Moira Hodgson - Wall Street Journal
 

Pierpont displays a precocious gift for language and observation.... She captures the minutiae of loneliness that pushes us away from each other and sometimes brings us back.... It’s an impressive insight from such a young writer and a reminder that none of us can know for certain what we would put up with in light of this truth.
San Francisco Chronicle


Pierpont orchestrates the narrative with verve, telling her story from the perspective of each family member.

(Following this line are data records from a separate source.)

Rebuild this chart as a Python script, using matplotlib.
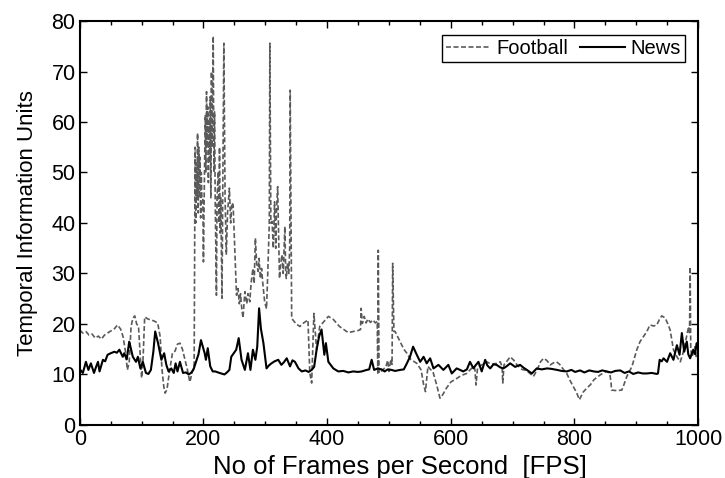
import matplotlib
matplotlib.use("Agg")
import matplotlib.pyplot as plt
from matplotlib.ticker import MultipleLocator

# Football (dashed) - frame index and temporal information
football_frames = [
    0, 5, 10, 15, 20, 25, 30, 35, 40, 45, 50, 55, 61, 66, 70, 74, 77, 80, 83, 86,
    89, 92, 95, 98, 100, 102, 105, 110, 115, 120, 126, 130, 133, 136, 138, 141, 145, 150, 154, 158,
    162, 166, 170, 174, 178, 182, 185, 186.5, 187.5, 188.5, 189.5, 190.5, 191.5, 192.5, 193.5, 194.5,
    195.5, 196.5, 197.5, 199, 200, 201.5, 203, 204, 205, 206, 207, 208, 209, 210,
    211, 212, 213, 214, 215.8, 217, 218, 219, 221, 222, 224, 225, 226, 227, 228, 230,
    233, 235, 237, 239, 242, 244, 246, 248, 251, 253.5, 256, 258, 260, 262, 264, 267,
    270, 272, 275, 277, 280, 282, 284, 286, 288.5, 290, 292, 294, 296, 299, 302, 304,
    306.5, 307.4, 309, 311, 313, 315, 317, 318, 320, 322, 323, 325, 327, 329, 331.7, 333,
    334, 336, 338, 339.5, 340.3, 342.7, 350, 356, 362, 369, 372, 375, 378.6, 383, 388, 395,
    402, 410, 420, 434, 450, 454, 455, 457, 460, 463, 466, 470, 474, 478, 481, 482,
    482.7, 484, 490, 495, 498, 500, 503, 505, 506, 508, 510, 518, 524, 529, 535, 545,
    552, 556, 559, 563, 567, 571, 577, 582.5, 587, 593, 600, 609.5, 617, 625.7, 632, 636.6,
    639, 640.8, 643, 645, 652, 658, 666, 674, 680, 683, 684, 686, 690, 696, 702, 707,
    715, 722, 728, 733.6, 740, 745, 750, 755, 761, 766, 771, 776, 782, 787.5, 792, 798,
    803, 808, 814, 820, 826, 831, 836, 841.4, 847, 852, 857, 859, 860, 868, 876.5, 880,
    884.6, 893, 900.8, 906, 911.5, 917, 922, 928, 933, 937, 941, 946.6, 951, 954.7, 960, 965.6,
    971, 975, 979, 984.6, 986, 987, 988, 990, 993, 995, 997, 1000]
football_values = [
    18.8, 18.2, 18.5, 17.8, 18.0, 17.2, 17.6, 17.0, 17.8, 18.2, 18.6, 18.9, 19.8, 19.0, 17.5, 14.5, 10.9, 12.5, 19.5, 21.2,
    21.6, 20.0, 19.5, 13.5, 9.3, 12.0, 21.4, 21.0, 20.8, 20.6, 20.2, 17.5, 11.0, 7.5, 6.3, 7.0, 10.5, 14.3, 14.6, 16.0,
    16.2, 15.0, 13.0, 11.0, 8.5, 10.5, 12.0, 55.0, 40.0, 52.0, 45.0, 57.8, 42.0, 55.0, 45.0, 53.0,
    41.0, 50.0, 45.0, 45.0, 32.3, 48.0, 61.4, 50.0, 66.0, 55.0, 63.0, 48.0, 60.0, 52.0,
    65.0, 45.0, 70.0, 55.0, 77.0, 50.0, 62.0, 45.0, 25.7, 45.0, 50.2, 40.0, 55.0, 38.0, 45.0, 25.1,
    75.6, 45.0, 33.7, 42.0, 46.9, 40.0, 44.0, 43.6, 33.7, 25.7, 27.0, 24.0, 26.0, 23.0, 21.2, 26.4,
    24.0, 26.0, 24.4, 28.0, 31.0, 28.0, 37.0, 32.0, 30.4, 33.0, 29.0, 31.0, 28.0, 24.4, 23.0, 30.0,
    40.0, 75.6, 40.0, 40.3, 35.0, 44.2, 35.0, 42.0, 47.2, 35.0, 29.0, 32.0, 33.7, 30.0, 39.3, 30.0,
    29.0, 32.0, 30.0, 35.0, 66.3, 21.1, 20.0, 19.5, 20.2, 20.8, 10.3, 8.3, 22.1, 14.9, 19.5, 20.5,
    21.5, 20.9, 19.5, 18.3, 18.7, 18.9, 23.1, 20.1, 21.5, 20.2, 21.0, 20.3, 20.8, 20.2, 20.5, 10.0,
    34.6, 10.3, 10.9, 11.5, 12.8, 10.6, 13.0, 12.0, 32.0, 18.5, 18.5, 16.5, 15.0, 14.2, 13.0, 12.2,
    10.9, 8.0, 6.6, 11.6, 11.0, 10.6, 8.0, 5.3, 6.0, 7.3, 8.5, 9.2, 9.8, 10.2, 11.0, 11.6,
    11.0, 7.9, 11.0, 11.6, 12.0, 12.5, 12.0, 12.2, 12.5, 11.5, 8.3, 11.9, 12.5, 13.5, 12.8, 11.9,
    11.0, 10.8, 10.2, 9.6, 11.0, 12.5, 13.2, 12.8, 11.9, 12.3, 12.5, 12.0, 11.0, 10.2, 9.0, 7.6,
    6.5, 5.0, 6.5, 7.3, 8.0, 8.9, 9.4, 9.9, 10.3, 10.6, 10.2, 8.5, 6.9, 6.8, 6.9, 8.0,
    9.6, 11.6, 14.9, 16.5, 17.5, 18.5, 19.8, 19.6, 19.8, 20.8, 21.6, 21.2, 20.0, 18.8, 14.9, 13.5,
    12.5, 14.0, 16.2, 19.5, 18.0, 31.3, 15.0, 13.5, 14.5, 15.5, 13.2, 14.0]

# News (solid)
news_frames = [
    0, 1, 5, 10, 14, 18, 23, 26.7, 29.5, 32, 37.5, 41, 45, 50, 56, 60, 64, 69.6, 72, 76,
    80, 85.8, 91, 94, 98, 102, 107, 111, 115, 119, 122, 126.6, 132, 136.5, 140, 143.6, 148, 152, 155, 158,
    162, 167, 172, 176, 180, 184, 188, 192, 196, 199, 202, 204, 207, 211, 215, 219, 226, 234, 238, 242,
    245, 249, 253, 257, 261.6, 267, 272, 276, 280, 284, 287, 290, 293, 297, 302, 306, 310, 315, 321, 326,
    330, 334.7, 340, 344, 348, 353.7, 359, 365, 370, 375, 379, 383, 387, 391, 395.5, 398, 402, 410, 418, 426,
    434.5, 442, 450, 456, 464, 468, 472, 476, 482, 488, 493, 498, 504, 510, 518, 524, 529, 534, 539, 545,
    550.5, 556, 561, 566.6, 572, 580, 588, 596, 601.6, 609.5, 615, 620, 626, 631, 636.6, 640, 644.7, 650, 655.6, 659,
    663.7, 669, 674, 680, 685, 690, 696, 704, 712, 718, 723, 731, 739, 747, 755.6, 763, 771.8, 779, 787.5, 795,
    801, 809, 816, 824, 831, 838, 845, 852, 859, 866, 874, 881, 888, 895, 903, 910, 917, 925, 933, 935,
    937.7, 941, 944, 949.6, 954.7, 960, 965.6, 969.9, 973.6, 977.4, 981.6, 984, 987, 992, 995, 997.5, 1000]
news_values = [
    10.5, 10.9, 10.3, 12.5, 10.9, 12.2, 10.3, 11.6, 12.5, 10.6, 12.9, 12.6, 13.9, 14.2, 14.5, 14.3, 14.9, 13.5, 14.2, 13.0,
    16.5, 13.5, 12.5, 13.5, 11.2, 12.5, 10.3, 10.1, 10.9, 14.5, 18.5, 16.2, 12.9, 14.2, 11.9, 10.6, 11.2, 10.3, 12.2, 10.6,
    12.5, 10.3, 10.4, 10.0, 10.3, 11.0, 12.5, 14.0, 16.8, 15.5, 14.2, 12.9, 15.2, 11.6, 10.6, 10.6, 10.3, 10.0, 10.4, 10.9,
    13.5, 14.2, 14.9, 17.2, 12.9, 10.9, 14.2, 10.9, 14.9, 12.9, 15.5, 23.1, 19.0, 16.2, 11.2, 11.8, 12.2, 12.6, 12.9, 11.9,
    12.4, 13.2, 11.6, 12.8, 12.5, 11.2, 10.6, 10.8, 10.5, 10.9, 11.5, 14.9, 17.5, 18.9, 13.9, 16.2, 12.5, 11.2, 10.6, 10.7,
    10.4, 10.6, 10.5, 10.6, 10.9, 11.0, 12.9, 10.9, 11.2, 11.0, 10.6, 11.0, 10.9, 10.7, 10.9, 11.0, 12.2, 13.5, 15.5, 13.9,
    12.5, 13.5, 12.2, 13.2, 11.2, 11.9, 10.9, 11.9, 10.2, 11.2, 10.9, 10.6, 11.0, 12.5, 11.2, 11.8, 12.5, 10.6, 12.9, 11.8,
    11.2, 12.0, 11.9, 11.4, 11.2, 11.6, 12.2, 11.5, 11.9, 11.3, 10.9, 10.2, 11.2, 11.0, 11.2, 11.1, 10.9, 10.7, 10.6, 10.9,
    10.5, 10.8, 10.4, 10.8, 10.6, 10.5, 10.8, 10.6, 10.4, 10.7, 10.8, 10.3, 10.6, 10.1, 10.4, 10.2, 10.2, 10.3, 10.1, 10.2,
    12.9, 12.6, 13.2, 12.5, 14.2, 12.9, 15.8, 13.9, 18.2, 14.5, 16.5, 14.0, 13.2, 14.9, 14.0, 16.2, 15.0]

plt.rcParams['font.family'] = ['Liberation Sans', 'DejaVu Sans']

fig, ax = plt.subplots(figsize=(7.25, 4.78), dpi=100)
fig.subplots_adjust(left=0.110, right=0.963, bottom=0.111, top=0.956)

ax.plot(football_frames, football_values, color='#5a5a5a', lw=1.2,
        linestyle=(0, (3, 1.5)), label='Football')
ax.plot(news_frames, news_values, color='black', lw=1.5, label='News')

ax.set_xlim(0, 1000)
ax.set_ylim(0, 80)
ax.xaxis.set_major_locator(MultipleLocator(200))
ax.xaxis.set_minor_locator(MultipleLocator(50))
ax.yaxis.set_major_locator(MultipleLocator(10))
ax.tick_params(which='both', direction='in', top=True, right=True, labelsize=15.5)
ax.tick_params(which='major', length=5, width=1)
ax.tick_params(which='minor', length=3, width=1)
ax.tick_params(axis='x', pad=3)
ax.tick_params(axis='y', pad=3)
for s in ax.spines.values():
    s.set_linewidth(1.5)

ax.set_xlabel('No of Frames per Second  [FPS]', fontsize=18.5, labelpad=3)
ax.xaxis.set_label_coords(0.518, -0.075)
ax.set_ylabel('Temporal Information Units', fontsize=16, labelpad=10)

leg = ax.legend(loc='upper right', bbox_to_anchor=(0.979, 0.965), ncol=2,
                fontsize=14.5, frameon=True, fancybox=False, framealpha=1,
                edgecolor='black', borderaxespad=0, handlelength=2.2,
                handletextpad=0.3, columnspacing=0.6, borderpad=0.2)
leg.get_frame().set_linewidth(1.0)

fig.savefig('out.png', dpi=100)
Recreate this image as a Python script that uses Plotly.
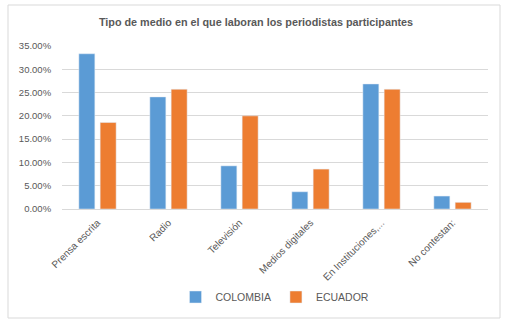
import plotly.graph_objects as go

categories = ["Prensa escrita", "Radio", "Televisión", "Medios digitales", "En Instituciones,...", "No contestan:"]
colombia = [33.33, 24.07, 9.26, 3.70, 26.85, 2.78]
ecuador = [18.57, 25.71, 20.00, 8.57, 25.71, 1.43]
series_names = ["COLOMBIA", "ECUADOR"]

W, H = 512, 323
L, R, T, B = 62, 24, 46, 114
pw, ph = W - L - R, H - T - B

def px_x(x):
    return (x - L) / pw

def px_y(y):
    return (H - B - y) / ph

fig = go.Figure()
fig.add_bar(x=categories, y=[v / 100 for v in colombia], name=series_names[0], marker_color="#5B9BD5")
fig.add_bar(x=categories, y=[v / 100 for v in ecuador], name=series_names[1], marker_color="#ED7D31")

font_family = "Liberation Sans, Arial, sans-serif"
fig.update_layout(
    width=W, height=H,
    margin=dict(l=L, r=R, t=T, b=B, autoexpand=False),
    paper_bgcolor="white", plot_bgcolor="white",
    barmode="group", bargap=0.4, bargroupgap=0.25,
    title=dict(text="<b>Tipo de medio en el que laboran los periodistas participantes</b>",
               x=0.5, xanchor="center", xref="container", y=1 - 22 / H, yanchor="middle",
               font=dict(family=font_family, size=10.8, color="#595959")),
    font=dict(family=font_family, size=9.5, color="#595959"),
    showlegend=True,
    legend=dict(orientation="h", x=0.5, xanchor="center", yref="container", y=1 - 297 / H, yanchor="middle",
                font=dict(size=10.5, color="#595959"), itemwidth=30, traceorder="normal"),
    xaxis=dict(tickangle=-45, showgrid=False, showline=True, linecolor="#d9d9d9", automargin=False,
               ticks="outside", ticklen=3, tickcolor="rgba(0,0,0,0)", tickfont=dict(size=10, color="#595959")),
    yaxis=dict(range=[0, 0.35], dtick=0.05, tickformat=".2%", showgrid=True, gridcolor="#d9d9d9",
               zeroline=False, showline=False, automargin=False,
               ticks="outside", ticklen=8, tickcolor="rgba(0,0,0,0)", tickfont=dict(size=9.5, color="#595959")),
    shapes=[dict(type="rect", xref="paper", yref="paper",
                 x0=px_x(8), x1=px_x(500), y0=px_y(318), y1=px_y(5),
                 line=dict(color="#d9d9d9", width=1), fillcolor="rgba(0,0,0,0)", layer="below")],
)

fig.write_html("out.html", post_script="document.body.style.margin='0';",
               config={"displayModeBar": False, "staticPlot": True})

There are moments of wry hilarity, and of wisdom. . . . Pierpont leaps into the future in two brief sections titled That Year and Those That Followed, then back into the ongoing crisis, making the details of how this family unravels ever more touching.
BBC


What sets Pierpont apart...is her storytelling chops. The chapters that follow that dramatic opening make it clear that there are going to be as many ingenious twists and turns in this literary novel as there are in a top-notch work of suspense like Gone Girl. The effect is dizzying: as a reader you feel, as the Shanleys do, that the earth keeps shifting beneath your feet.
Maureen Corrigan -  NPR


Pierpont’s language is heart-stopping. In one scene, with her characters suspended in emotional turmoil, she pauses to describe their empty house. There’s even a sparse, poetic interlude in the middle of the book that skips across the family’s lives for decades. . . . Then she rewinds the decades and picks up where she left off. It’s the kind of structural risk that shouldn’t work, but in her skilled hands it lands beautifully. Technically, of course, this is a domestic drama. But between Pierpont’s literary finesse and her captivating characters, it reads like a page-turner. (Grade A)
Entertainment Weekly

 
Bracing.... Pierpont’s killer ending reveals the long reach of the affair’s consequences (sorry, no plot spoilers). Consider this a twisty, gripping story—that packs an emotional wallop.
O Magazine


Fans of [Virginia] Woolf’s insight into the human consciousness...will savor Pierpont’s acute observation of a family in crisis, her deft pacing and deeply human characterization of each member of the family. Among the Ten Thousand Things speaks to what makes a person, and a family, tick, even when it can so easily seem utterly inexplicable.
Huffington Post
 

An emotionally sophisticated, nuanced examination of a splintering Upper West Side New York City family.... Among the Ten Thousand Things rises above for its imagined structure, sentence-by-sentence punch, and pure humanity. Weaving readers through the New York streets with the Shanleys, and in and out of each of their minds as they try to survive the infidelity that’s torn them from the life they’ve built, Pierpont has written a debut so honest and mature that it will resonate with even the most action-hungry readers—perhaps against reason. Her story is the one we’ll be talking about this summer, and well beyond.
Meredith Turits - Vanity Fair


(Starred review.) The perennial theme of marital infidelity is given a brisk, insightful, and sophisticated turn in Pierpont’s impressive debut.... Pierpont throws an audacious twist midway through the book, giving the slow, painful denouement a heartbreaking inevitability. This novel leaves an indelible portrait.
Publishers Weekly


(Starred review.) [A]n expertly crafted story of a family in crisis.... Pierpont wields words like beautiful weapons. This short novel is a treat for fans of Jonathan Franzen, Jami Attenberg, and Emma Straub, and shows off an exciting new voice on the literary landscape. —Kate Gray, Worcester P.L., MA
Library Journal


Long-simmering tensions boil over in the Shanley household to devastating effect.... [F]or all the book's sadness, much of its lingering force comes from Pierpont's sharp-witted detailing of human absurdity. A quietly wrenching family portrait.